Independent vs. Dependent Events

It's also crucial to understand the difference between independent and dependent events.

• Independent Events: The outcome of one event does not affect the outcome of the other event. For example, flipping a coin twice – the result of the first flip doesn't change the probabilities of the second flip.
• Dependent Events: The outcome of one event does affect the outcome of the other event. Our ball-drawing problem is a perfect example of dependent events because removing the first ball changes the composition of the remaining balls.

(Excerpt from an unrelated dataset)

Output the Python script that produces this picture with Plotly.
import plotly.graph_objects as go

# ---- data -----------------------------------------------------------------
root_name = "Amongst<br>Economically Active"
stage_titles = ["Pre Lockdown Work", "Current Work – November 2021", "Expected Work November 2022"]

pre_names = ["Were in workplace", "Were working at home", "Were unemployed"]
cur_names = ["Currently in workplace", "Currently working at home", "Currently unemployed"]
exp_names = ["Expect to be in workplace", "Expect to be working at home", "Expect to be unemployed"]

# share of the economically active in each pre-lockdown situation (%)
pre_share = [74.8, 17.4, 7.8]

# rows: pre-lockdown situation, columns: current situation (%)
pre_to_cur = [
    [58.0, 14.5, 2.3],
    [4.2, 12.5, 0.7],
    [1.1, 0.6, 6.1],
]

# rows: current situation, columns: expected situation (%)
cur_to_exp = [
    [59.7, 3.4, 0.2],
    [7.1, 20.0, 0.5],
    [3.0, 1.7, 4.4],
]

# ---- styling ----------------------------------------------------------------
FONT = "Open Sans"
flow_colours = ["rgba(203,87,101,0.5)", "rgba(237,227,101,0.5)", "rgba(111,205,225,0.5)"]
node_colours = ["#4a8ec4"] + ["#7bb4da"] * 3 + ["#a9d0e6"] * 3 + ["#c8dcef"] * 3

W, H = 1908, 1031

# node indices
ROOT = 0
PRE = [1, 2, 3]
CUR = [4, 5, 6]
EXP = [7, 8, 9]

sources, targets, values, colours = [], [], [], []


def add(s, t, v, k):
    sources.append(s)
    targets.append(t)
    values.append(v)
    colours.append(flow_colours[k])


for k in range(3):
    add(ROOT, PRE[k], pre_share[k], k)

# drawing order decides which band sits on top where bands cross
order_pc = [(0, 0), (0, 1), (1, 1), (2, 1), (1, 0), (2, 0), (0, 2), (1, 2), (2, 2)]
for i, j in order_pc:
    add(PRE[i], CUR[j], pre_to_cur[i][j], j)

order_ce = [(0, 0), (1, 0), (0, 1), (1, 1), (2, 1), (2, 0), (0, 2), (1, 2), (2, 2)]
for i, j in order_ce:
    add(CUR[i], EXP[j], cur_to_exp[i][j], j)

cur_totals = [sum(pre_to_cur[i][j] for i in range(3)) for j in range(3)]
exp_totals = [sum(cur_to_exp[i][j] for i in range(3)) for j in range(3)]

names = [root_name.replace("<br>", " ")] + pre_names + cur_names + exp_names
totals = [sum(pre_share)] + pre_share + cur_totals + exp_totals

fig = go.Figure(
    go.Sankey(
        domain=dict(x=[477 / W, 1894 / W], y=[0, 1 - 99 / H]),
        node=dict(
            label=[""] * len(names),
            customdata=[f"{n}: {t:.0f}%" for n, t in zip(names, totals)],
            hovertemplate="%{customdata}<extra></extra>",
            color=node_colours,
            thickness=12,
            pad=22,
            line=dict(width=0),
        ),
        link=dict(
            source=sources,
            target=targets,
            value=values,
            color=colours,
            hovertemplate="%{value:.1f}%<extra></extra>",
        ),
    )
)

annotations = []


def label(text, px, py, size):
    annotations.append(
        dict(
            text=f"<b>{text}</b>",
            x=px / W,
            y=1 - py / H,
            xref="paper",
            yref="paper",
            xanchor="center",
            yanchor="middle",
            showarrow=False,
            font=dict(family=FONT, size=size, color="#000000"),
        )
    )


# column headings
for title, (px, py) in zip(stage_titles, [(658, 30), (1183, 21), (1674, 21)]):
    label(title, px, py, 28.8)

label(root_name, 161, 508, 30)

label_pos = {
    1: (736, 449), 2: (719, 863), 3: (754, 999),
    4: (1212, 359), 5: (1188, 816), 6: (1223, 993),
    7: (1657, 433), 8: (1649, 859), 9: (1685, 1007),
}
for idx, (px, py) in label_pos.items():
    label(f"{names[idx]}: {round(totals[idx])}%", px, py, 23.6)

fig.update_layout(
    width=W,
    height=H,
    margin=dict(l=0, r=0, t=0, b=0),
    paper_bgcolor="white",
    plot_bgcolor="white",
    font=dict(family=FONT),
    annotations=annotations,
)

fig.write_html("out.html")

If we had replaced the first ball, the events would have been independent, and the probability of drawing a black ball on the second try would have remained the same as the first try (6/10). But since we didn't replace the ball, the probabilities shifted, making it a dependent event scenario.

Combinations

Combinations are a way to count the number of possible selections of items from a set, where the order of selection doesn't matter. The formula for combinations helps us determine how many different ways we can choose k items from a set of n items without regard to the order.

Real-World Applications

So, why bother learning about drawing balls from a box? Well, these probability concepts show up in all sorts of real-world situations!

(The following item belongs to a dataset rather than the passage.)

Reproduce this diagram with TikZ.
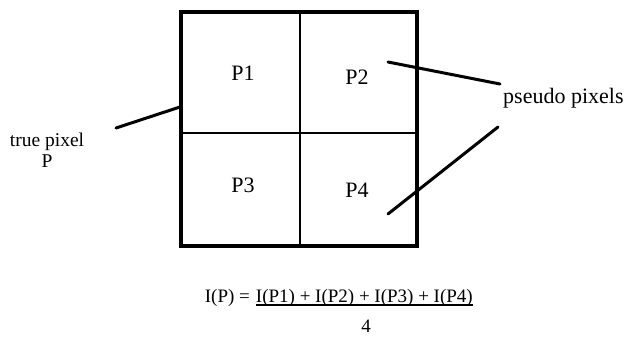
\documentclass[tikz,border=0pt]{standalone}
\usepackage{fontspec}
\setmainfont{Liberation Serif}
\begin{document}
\begin{tikzpicture}[x=1pt,y=-1pt,
  lbl/.style={font=\fontsize{22}{26}\selectfont, inner sep=0pt},
  side/.style={font=\fontsize{19.5}{23}\selectfont, inner sep=0pt},
  eq/.style={font=\fontsize{19}{23}\selectfont, inner sep=0pt},
  frame/.style={line width=4.5pt},
  divider/.style={line width=1.8pt},
  pointer/.style={line width=3pt, line cap=round}]
\useasboundingbox (0,0) rectangle (636,340);
% pixel square
\draw[frame] (181,12) rectangle (417,246);
\draw[divider] (300,12) -- (300,246);
\draw[divider] (181,133) -- (417,133);
% pseudo pixel labels
\node[lbl] (p1) at (243,73) {P1};
\node[lbl] (p2) at (357,77) {P2};
\node[lbl] (p3) at (243,185) {P3};
\node[lbl] (p4) at (357,190) {P4};
% left label
\node[side] (tp) at (47,142) {true pixel};
\node[side] (tpP) at (47,161) {P};
\coordinate (tpA) at (116,128);
\coordinate (tpB) at (180,107);
\draw[pointer] (tpA) -- (tpB);
% right label
\node[lbl, anchor=west] (ps) at (503,98) {pseudo pixels};
\coordinate (p2A) at (388,62);
\coordinate (p2B) at (500,84);
\coordinate (p4A) at (388,214);
\coordinate (p4B) at (498,127);
\draw[pointer] (p2A) -- (p2B);
\draw[pointer] (p4A) -- (p4B);
% formula
\node[eq, anchor=base east] (num) at (473,302) {I(P1) + I(P2) + I(P3) + I(P4)};
\node[eq, anchor=base east] (lhs) at (num.base west) {I(P) =\kern0.3em};
\draw[line width=1.1pt] ([yshift=-3pt]num.base west) -- ([yshift=-3pt]num.base east);
\node[eq, anchor=base] (four) at (366,332) {4};
\end{tikzpicture}
\end{document}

• Quality Control: Imagine a factory producing light bulbs. Quality control engineers might randomly select a few bulbs to test for defects. They use probability to estimate the likelihood of finding defective bulbs in a larger batch.
• Medical Testing: When doctors order medical tests, they use probability to interpret the results. For example, the probability of a positive test result accurately indicating a disease, taking into account the test's sensitivity and specificity, and the prevalence of the disease in the population.
• Finance and Investing: Investors use probability to assess the risk and potential returns of different investments. They might analyze historical data to estimate the probability of a stock price increasing or decreasing.
• Insurance: Insurance companies rely heavily on probability to calculate premiums. They assess the likelihood of various events occurring (like accidents, illnesses, or natural disasters) to determine how much to charge for insurance coverage.
• Games of Chance: Of course, probability is at the heart of games like poker, blackjack, and lotteries. Understanding probability can help you make more informed decisions (though it doesn't guarantee you'll win!).

Conclusion

So, there you have it! The probability of drawing two black balls in a row from a box containing 4 white balls and 6 black balls, without replacement, is 1/3 or approximately 33.33%. We arrived at this answer using both conditional probability and combinations, illustrating how different approaches can be used to tackle the same problem. Understanding these concepts isn't just about solving puzzles; it's about building a foundation for making informed decisions in a world filled with uncertainty. Keep practicing, and you'll be a probability pro in no time!